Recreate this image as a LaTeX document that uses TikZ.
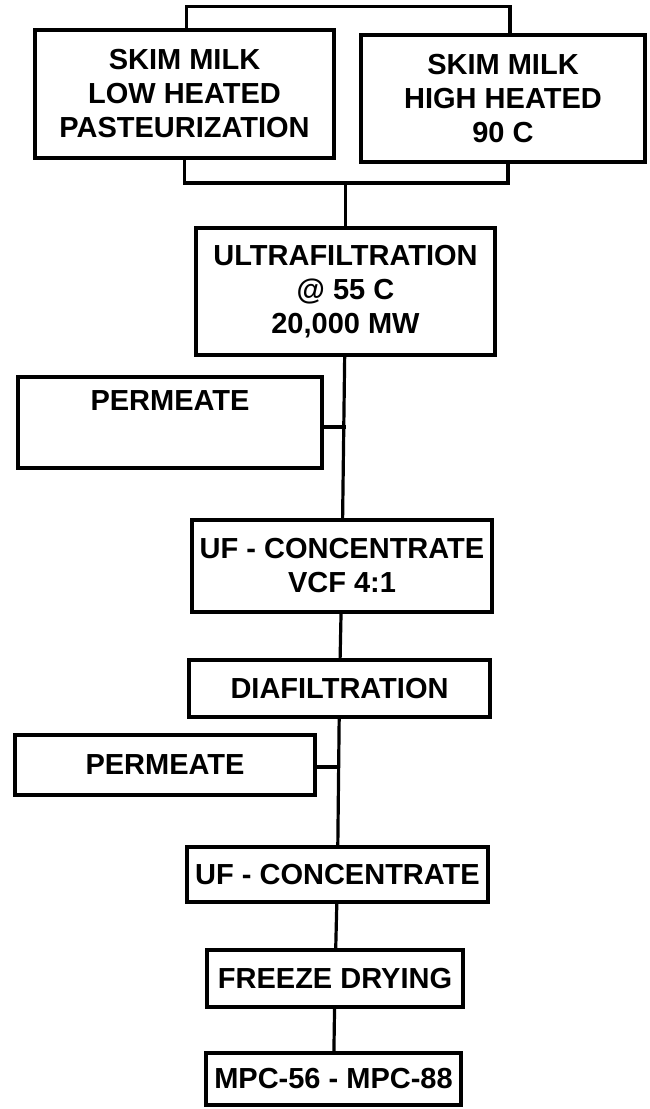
\documentclass[tikz,border=0pt]{standalone}
\usepackage{fontspec}
\setmainfont{Liberation Sans}
\usepackage{tikz}

\begin{document}
\begin{tikzpicture}[x=1pt,y=-1pt,
	box/.style={draw, line width=3.2pt, align=center, inner sep=0pt,
		font=\fontsize{29}{34}\selectfont\bfseries},
	link/.style={line width=3.2pt}]

	\useasboundingbox (0,0) rectangle (649,1109);

	% milk sources
	\node[box, minimum width=299pt, minimum height=128pt] (low) at (184.5,94) {SKIM MILK\\LOW HEATED\\PASTEURIZATION};
	\node[box, minimum width=284pt, minimum height=127pt] (high) at (503,98.5) {SKIM MILK\\HIGH HEATED\\90 C};

	\draw[link] ([xshift=2pt]low.north) -- ++(0,-22) -| ([xshift=7pt]high.north);
	\coordinate (join) at (345.5,183);
	\draw[link] (low.south) |- (join) -| ([xshift=5pt]high.south);

	% filtration steps
	\node[box, minimum width=299pt, minimum height=127pt] (ultra) at (345.5,291.5) {ULTRAFILTRATION\\@ 55 C\\20,000 MW};
	\node[box, minimum width=304pt, minimum height=91pt] (perma) at (170,422.5) {PERMEATE\\\strut};
	\node[box, minimum width=300pt, minimum height=92pt] (concA) at (342,566) {UF - CONCENTRATE\\VCF 4:1};
	\node[box, minimum width=301pt, minimum height=57pt] (dia) at (339.5,688.5) {DIAFILTRATION};
	\node[box, minimum width=300pt, minimum height=60pt] (permb) at (165,765) {PERMEATE};
	\node[box, minimum width=301pt, minimum height=55pt] (concB) at (337.5,874.5) {UF - CONCENTRATE};
	\node[box, minimum width=256pt, minimum height=57pt] (freeze) at (335,978.5) {FREEZE DRYING};
	\node[box, minimum width=255pt, minimum height=52pt] (mpc) at (333.5,1079) {MPC-56 - MPC-88};

	\draw[link] (join) -- (ultra.north);
	\draw[link] (ultra) -- (concA);
	\draw[link] ([yshift=-4.5pt]perma.east) -- ([yshift=-4.5pt]perma.east -| ultra.south);
	\draw[link] (concA) -- (dia);
	\draw[link] ([yshift=-2pt]permb.east) -- ([yshift=-2pt]permb.east -| dia.south);
	\draw[link] (dia) -- (concB);
	\draw[link] (concB) -- (freeze);
	\draw[link] (freeze) -- (mpc);

\end{tikzpicture}
\end{document}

__________

*Exercise brief*
Write out nothing but the lines from the start of the data through the line with "minimum width=255pt, minimum". Leave out the pictures.

*Result*
Recreate this image as a LaTeX document that uses TikZ.
\documentclass[tikz,border=0pt]{standalone}
\usepackage{fontspec}
\setmainfont{Liberation Sans}
\usepackage{tikz}

\begin{document}
\begin{tikzpicture}[x=1pt,y=-1pt,
	box/.style={draw, line width=3.2pt, align=center, inner sep=0pt,
		font=\fontsize{29}{34}\selectfont\bfseries},
	link/.style={line width=3.2pt}]

	\useasboundingbox (0,0) rectangle (649,1109);

	% milk sources
	\node[box, minimum width=299pt, minimum height=128pt] (low) at (184.5,94) {SKIM MILK\\LOW HEATED\\PASTEURIZATION};
	\node[box, minimum width=284pt, minimum height=127pt] (high) at (503,98.5) {SKIM MILK\\HIGH HEATED\\90 C};

	\draw[link] ([xshift=2pt]low.north) -- ++(0,-22) -| ([xshift=7pt]high.north);
	\coordinate (join) at (345.5,183);
	\draw[link] (low.south) |- (join) -| ([xshift=5pt]high.south);

	% filtration steps
	\node[box, minimum width=299pt, minimum height=127pt] (ultra) at (345.5,291.5) {ULTRAFILTRATION\\@ 55 C\\20,000 MW};
	\node[box, minimum width=304pt, minimum height=91pt] (perma) at (170,422.5) {PERMEATE\\\strut};
	\node[box, minimum width=300pt, minimum height=92pt] (concA) at (342,566) {UF - CONCENTRATE\\VCF 4:1};
	\node[box, minimum width=301pt, minimum height=57pt] (dia) at (339.5,688.5) {DIAFILTRATION};
	\node[box, minimum width=300pt, minimum height=60pt] (permb) at (165,765) {PERMEATE};
	\node[box, minimum width=301pt, minimum height=55pt] (concB) at (337.5,874.5) {UF - CONCENTRATE};
	\node[box, minimum width=256pt, minimum height=57pt] (freeze) at (335,978.5) {FREEZE DRYING};
	\node[box, minimum width=255pt, minimum height=52pt] (mpc) at (333.5,1079) {MPC-56 - MPC-88};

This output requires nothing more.